Task details>
Find, in the records below, the line that contains "Write the matplotlib code for this chart." and the line that contains "y_label = 'Noticias'". Copy those two lines and everything between them exactly, but not the pictures.

[Saved data entries]

○ ○ ○ ○ ○

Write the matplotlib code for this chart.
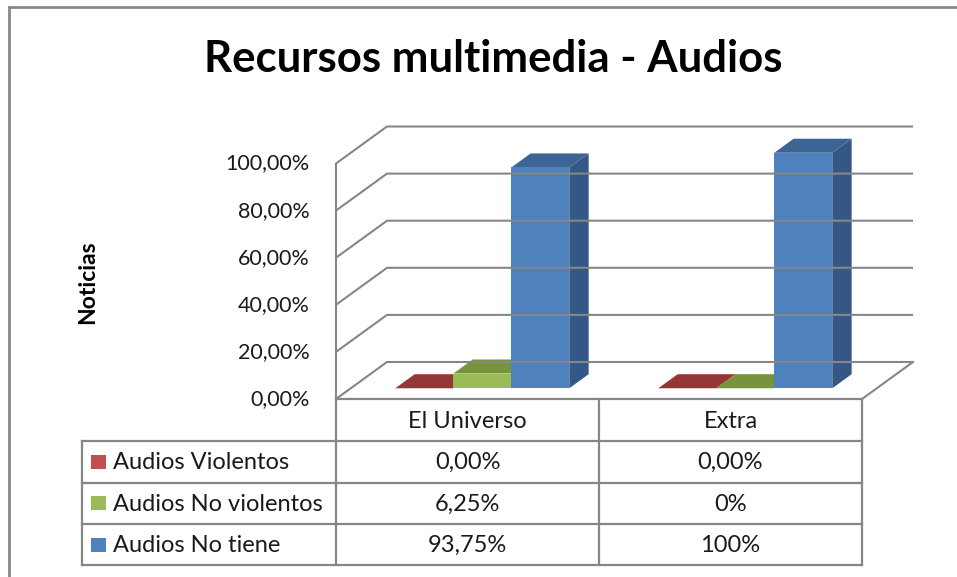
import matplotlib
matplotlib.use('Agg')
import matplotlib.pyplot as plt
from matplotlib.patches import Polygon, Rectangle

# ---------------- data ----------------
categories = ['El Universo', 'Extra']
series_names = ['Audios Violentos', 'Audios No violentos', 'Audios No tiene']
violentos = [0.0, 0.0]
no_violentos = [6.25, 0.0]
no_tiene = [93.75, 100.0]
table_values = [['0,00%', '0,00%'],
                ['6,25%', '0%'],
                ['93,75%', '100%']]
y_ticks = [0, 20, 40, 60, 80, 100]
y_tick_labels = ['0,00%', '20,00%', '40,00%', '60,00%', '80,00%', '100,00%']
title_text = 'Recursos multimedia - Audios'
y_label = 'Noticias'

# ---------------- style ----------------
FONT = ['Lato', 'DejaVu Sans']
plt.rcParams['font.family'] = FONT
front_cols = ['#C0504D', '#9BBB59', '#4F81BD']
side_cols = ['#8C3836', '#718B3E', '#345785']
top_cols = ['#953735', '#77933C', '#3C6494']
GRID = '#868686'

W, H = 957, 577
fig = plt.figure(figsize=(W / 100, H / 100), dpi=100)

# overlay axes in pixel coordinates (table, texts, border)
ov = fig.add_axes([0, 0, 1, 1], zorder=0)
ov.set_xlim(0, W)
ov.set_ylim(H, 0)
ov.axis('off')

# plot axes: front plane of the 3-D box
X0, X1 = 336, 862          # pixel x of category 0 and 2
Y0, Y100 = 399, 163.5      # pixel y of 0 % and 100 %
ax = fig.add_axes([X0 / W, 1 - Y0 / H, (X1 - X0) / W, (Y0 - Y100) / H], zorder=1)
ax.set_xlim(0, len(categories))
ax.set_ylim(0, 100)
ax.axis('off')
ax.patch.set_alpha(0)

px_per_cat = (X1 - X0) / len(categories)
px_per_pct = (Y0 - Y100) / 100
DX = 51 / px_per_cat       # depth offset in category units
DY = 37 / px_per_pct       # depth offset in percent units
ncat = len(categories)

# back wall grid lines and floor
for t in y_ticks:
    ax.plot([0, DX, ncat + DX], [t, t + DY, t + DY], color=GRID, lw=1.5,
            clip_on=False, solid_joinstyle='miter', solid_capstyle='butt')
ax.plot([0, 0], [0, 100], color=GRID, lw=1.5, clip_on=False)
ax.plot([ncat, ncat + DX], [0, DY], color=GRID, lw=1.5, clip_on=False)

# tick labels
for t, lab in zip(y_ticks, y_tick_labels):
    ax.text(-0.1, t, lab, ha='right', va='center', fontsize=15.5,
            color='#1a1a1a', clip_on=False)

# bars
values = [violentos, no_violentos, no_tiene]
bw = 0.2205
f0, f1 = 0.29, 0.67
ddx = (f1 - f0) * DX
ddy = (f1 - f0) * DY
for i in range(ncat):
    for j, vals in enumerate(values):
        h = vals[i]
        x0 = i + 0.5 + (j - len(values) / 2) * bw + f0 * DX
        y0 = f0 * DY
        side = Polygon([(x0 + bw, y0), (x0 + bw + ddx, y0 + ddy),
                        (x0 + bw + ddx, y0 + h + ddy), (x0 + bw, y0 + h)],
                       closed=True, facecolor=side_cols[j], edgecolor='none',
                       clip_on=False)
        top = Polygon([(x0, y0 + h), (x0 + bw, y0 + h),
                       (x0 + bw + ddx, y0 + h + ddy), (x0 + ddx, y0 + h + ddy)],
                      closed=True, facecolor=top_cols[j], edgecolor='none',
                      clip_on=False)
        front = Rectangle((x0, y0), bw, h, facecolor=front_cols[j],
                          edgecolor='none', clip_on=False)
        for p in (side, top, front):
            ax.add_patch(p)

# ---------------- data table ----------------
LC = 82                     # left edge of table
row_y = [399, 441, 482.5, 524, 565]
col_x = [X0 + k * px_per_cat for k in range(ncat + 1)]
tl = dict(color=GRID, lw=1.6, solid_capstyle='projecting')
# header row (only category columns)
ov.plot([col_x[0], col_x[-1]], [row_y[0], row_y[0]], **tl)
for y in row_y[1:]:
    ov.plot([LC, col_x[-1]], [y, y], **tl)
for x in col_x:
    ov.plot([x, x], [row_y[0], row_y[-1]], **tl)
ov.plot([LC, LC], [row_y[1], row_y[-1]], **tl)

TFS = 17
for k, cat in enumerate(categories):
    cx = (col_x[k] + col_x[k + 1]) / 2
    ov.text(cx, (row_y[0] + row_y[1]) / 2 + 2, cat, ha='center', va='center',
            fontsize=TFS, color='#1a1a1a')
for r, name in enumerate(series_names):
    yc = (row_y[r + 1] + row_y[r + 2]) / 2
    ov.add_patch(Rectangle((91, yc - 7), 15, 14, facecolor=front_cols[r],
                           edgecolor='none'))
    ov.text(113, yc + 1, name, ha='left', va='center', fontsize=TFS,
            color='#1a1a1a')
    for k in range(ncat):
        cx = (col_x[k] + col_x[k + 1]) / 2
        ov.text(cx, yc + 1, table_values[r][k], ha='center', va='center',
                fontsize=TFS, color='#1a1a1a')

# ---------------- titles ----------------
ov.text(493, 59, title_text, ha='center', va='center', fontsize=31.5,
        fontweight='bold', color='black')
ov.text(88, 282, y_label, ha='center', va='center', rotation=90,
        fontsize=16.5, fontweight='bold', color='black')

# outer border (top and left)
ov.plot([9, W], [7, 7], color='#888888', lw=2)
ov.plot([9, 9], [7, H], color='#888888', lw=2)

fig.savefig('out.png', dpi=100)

○ ○ ○ ○ ○

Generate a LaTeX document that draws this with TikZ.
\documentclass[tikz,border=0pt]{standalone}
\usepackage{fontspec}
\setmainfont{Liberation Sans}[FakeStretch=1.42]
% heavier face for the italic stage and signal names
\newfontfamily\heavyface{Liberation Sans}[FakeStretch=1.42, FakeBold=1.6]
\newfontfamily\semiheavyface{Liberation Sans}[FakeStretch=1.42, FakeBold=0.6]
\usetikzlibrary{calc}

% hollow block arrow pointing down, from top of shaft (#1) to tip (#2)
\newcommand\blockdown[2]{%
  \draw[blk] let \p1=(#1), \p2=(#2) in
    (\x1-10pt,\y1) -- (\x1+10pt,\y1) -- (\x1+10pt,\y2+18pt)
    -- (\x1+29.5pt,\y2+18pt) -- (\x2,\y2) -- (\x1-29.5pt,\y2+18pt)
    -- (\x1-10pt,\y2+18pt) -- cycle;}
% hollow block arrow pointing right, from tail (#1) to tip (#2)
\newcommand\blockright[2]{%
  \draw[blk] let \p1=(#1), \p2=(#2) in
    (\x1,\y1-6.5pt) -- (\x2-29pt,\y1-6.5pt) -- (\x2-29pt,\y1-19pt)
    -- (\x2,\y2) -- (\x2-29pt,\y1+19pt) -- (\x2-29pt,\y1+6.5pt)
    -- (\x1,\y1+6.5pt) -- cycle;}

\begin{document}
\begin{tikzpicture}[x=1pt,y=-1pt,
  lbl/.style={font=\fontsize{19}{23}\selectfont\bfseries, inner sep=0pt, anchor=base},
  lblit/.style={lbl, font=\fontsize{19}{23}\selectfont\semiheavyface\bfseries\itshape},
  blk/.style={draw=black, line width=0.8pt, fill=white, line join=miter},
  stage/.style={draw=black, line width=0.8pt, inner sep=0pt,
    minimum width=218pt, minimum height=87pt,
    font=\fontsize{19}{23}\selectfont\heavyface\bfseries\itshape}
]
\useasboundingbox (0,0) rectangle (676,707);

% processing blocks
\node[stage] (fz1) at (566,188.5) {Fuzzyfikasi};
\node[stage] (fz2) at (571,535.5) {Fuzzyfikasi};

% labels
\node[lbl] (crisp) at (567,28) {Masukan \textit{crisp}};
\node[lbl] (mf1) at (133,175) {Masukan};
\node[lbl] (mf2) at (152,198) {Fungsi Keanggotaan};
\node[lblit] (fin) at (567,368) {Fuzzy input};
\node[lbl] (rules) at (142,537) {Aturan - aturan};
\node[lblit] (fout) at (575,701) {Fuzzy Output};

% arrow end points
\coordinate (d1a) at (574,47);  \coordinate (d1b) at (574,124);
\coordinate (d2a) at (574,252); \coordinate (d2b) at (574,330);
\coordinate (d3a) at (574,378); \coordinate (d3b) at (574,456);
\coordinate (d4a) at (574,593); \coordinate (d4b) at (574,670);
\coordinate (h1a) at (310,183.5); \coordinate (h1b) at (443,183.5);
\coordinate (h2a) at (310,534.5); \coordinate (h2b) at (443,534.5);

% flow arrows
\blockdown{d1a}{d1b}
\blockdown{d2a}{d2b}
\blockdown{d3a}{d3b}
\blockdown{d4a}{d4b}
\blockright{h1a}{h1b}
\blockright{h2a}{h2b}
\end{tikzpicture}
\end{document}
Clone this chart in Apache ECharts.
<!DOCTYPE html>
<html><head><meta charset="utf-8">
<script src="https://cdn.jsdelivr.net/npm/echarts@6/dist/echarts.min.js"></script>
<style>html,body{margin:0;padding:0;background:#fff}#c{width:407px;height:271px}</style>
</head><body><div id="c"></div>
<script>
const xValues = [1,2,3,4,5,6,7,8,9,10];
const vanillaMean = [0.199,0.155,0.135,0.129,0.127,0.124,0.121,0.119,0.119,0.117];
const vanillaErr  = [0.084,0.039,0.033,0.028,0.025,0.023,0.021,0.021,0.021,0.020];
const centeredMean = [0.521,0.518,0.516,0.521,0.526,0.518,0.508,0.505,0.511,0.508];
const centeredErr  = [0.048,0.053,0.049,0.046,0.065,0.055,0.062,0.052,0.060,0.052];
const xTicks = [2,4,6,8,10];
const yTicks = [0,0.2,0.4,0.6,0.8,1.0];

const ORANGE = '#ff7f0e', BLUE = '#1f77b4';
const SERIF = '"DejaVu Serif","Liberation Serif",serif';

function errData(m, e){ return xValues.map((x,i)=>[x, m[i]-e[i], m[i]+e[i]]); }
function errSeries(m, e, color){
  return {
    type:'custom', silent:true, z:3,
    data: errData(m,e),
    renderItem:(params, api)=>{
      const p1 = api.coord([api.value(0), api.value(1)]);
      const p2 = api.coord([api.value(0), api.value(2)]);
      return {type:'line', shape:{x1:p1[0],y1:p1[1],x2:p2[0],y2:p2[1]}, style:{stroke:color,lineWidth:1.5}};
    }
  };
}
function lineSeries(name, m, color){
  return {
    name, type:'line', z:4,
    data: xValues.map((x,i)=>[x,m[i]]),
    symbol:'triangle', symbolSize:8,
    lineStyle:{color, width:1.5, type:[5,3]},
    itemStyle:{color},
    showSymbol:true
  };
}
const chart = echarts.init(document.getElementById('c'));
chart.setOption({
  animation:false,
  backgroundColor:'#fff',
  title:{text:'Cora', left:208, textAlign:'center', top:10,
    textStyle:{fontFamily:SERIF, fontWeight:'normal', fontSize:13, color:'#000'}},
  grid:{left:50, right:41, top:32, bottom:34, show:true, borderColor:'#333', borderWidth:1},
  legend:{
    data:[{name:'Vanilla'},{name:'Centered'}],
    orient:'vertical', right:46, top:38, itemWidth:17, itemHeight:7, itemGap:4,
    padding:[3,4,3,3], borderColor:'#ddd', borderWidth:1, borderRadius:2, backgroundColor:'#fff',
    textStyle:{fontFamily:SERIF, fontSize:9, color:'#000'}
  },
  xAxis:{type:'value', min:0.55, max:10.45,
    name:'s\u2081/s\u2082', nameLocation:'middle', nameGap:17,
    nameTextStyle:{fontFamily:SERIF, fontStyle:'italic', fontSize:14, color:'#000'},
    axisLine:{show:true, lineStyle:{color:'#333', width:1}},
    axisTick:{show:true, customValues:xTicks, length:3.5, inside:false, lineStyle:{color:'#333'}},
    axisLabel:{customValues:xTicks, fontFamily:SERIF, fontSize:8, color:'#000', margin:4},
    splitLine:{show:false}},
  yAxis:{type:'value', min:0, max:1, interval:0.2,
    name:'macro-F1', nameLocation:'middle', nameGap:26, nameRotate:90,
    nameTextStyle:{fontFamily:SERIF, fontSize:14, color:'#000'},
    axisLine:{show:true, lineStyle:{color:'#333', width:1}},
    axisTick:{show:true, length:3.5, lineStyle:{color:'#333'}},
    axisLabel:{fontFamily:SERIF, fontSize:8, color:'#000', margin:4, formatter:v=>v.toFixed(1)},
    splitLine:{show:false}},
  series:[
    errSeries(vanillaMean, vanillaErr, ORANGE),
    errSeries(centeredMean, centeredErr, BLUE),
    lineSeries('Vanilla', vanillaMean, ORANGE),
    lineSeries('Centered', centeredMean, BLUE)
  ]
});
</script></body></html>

○ ○ ○ ○ ○

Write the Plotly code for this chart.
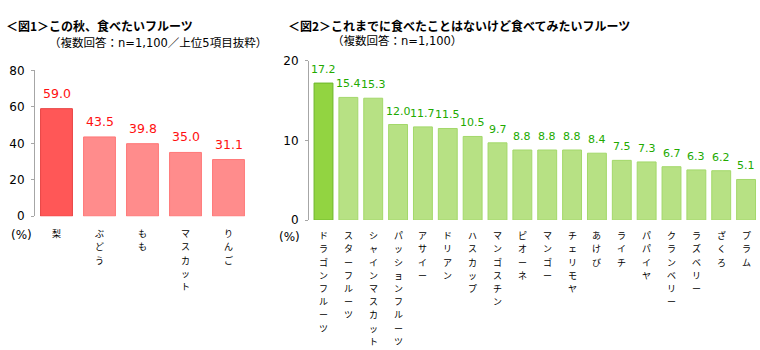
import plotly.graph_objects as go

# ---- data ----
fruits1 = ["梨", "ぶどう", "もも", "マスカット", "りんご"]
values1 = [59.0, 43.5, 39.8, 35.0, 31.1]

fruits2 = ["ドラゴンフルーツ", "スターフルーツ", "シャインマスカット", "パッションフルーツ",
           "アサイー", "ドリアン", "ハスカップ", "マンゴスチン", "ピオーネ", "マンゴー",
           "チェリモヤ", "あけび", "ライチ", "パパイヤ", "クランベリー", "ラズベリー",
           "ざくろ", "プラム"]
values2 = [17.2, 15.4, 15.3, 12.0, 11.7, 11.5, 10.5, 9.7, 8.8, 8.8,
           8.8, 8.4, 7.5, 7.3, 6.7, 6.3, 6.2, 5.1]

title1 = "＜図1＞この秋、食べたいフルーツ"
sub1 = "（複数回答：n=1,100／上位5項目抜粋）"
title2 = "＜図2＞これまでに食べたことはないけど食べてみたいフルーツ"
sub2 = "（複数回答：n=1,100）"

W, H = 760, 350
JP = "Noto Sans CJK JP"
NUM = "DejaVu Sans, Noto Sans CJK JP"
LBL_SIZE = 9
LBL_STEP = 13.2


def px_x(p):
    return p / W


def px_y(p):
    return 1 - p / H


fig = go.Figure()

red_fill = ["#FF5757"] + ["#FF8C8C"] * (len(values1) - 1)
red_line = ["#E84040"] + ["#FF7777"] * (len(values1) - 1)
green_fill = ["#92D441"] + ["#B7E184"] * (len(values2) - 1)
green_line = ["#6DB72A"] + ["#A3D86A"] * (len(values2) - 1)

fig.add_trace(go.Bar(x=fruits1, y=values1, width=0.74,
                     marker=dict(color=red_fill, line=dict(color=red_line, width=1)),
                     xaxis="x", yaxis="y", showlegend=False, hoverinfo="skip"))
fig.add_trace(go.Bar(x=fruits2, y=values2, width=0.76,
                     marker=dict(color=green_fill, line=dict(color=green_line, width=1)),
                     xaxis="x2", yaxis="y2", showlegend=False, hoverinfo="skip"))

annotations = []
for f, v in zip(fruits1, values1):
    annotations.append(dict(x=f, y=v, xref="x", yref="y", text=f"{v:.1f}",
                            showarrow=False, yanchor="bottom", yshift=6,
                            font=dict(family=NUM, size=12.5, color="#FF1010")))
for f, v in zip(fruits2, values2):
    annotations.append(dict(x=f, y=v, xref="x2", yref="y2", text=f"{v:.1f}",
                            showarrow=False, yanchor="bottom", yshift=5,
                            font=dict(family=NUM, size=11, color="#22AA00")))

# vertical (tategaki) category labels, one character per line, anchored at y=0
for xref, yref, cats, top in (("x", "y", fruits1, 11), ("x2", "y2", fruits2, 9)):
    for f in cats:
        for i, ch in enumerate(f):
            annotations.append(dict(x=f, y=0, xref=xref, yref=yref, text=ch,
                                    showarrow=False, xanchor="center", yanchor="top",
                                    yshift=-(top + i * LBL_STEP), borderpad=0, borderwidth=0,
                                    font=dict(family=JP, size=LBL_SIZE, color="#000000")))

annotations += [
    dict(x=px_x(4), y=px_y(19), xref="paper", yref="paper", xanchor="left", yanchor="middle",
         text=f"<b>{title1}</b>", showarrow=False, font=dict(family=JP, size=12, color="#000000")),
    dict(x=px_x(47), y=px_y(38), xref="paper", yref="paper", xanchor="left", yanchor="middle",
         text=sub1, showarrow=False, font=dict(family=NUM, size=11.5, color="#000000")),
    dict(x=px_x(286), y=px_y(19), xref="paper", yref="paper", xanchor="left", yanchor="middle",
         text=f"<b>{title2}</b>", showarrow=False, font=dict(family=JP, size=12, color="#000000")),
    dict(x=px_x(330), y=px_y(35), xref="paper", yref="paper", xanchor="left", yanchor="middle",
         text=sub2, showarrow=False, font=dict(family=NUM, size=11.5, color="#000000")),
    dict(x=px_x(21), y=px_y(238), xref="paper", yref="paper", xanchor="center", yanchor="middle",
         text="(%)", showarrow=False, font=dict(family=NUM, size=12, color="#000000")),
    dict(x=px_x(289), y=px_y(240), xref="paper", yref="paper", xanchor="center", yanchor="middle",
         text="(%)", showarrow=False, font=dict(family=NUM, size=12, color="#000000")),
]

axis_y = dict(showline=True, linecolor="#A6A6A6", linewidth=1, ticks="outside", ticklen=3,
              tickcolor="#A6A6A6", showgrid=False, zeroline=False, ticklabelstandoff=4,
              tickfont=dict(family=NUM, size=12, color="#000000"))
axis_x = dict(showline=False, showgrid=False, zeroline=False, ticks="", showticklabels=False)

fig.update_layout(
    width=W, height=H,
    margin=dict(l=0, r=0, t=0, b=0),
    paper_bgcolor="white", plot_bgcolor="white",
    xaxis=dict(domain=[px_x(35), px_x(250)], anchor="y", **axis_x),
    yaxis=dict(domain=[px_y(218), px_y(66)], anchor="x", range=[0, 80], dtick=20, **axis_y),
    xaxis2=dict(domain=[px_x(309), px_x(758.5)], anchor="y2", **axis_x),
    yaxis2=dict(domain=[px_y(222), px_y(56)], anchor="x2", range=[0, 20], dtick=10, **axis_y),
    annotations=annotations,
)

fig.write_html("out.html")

○ ○ ○ ○ ○

The reply>
Write the matplotlib code for this chart.
import matplotlib
matplotlib.use('Agg')
import matplotlib.pyplot as plt
from matplotlib.patches import Polygon, Rectangle

# ---------------- data ----------------
categories = ['El Universo', 'Extra']
series_names = ['Audios Violentos', 'Audios No violentos', 'Audios No tiene']
violentos = [0.0, 0.0]
no_violentos = [6.25, 0.0]
no_tiene = [93.75, 100.0]
table_values = [['0,00%', '0,00%'],
                ['6,25%', '0%'],
                ['93,75%', '100%']]
y_ticks = [0, 20, 40, 60, 80, 100]
y_tick_labels = ['0,00%', '20,00%', '40,00%', '60,00%', '80,00%', '100,00%']
title_text = 'Recursos multimedia - Audios'
y_label = 'Noticias'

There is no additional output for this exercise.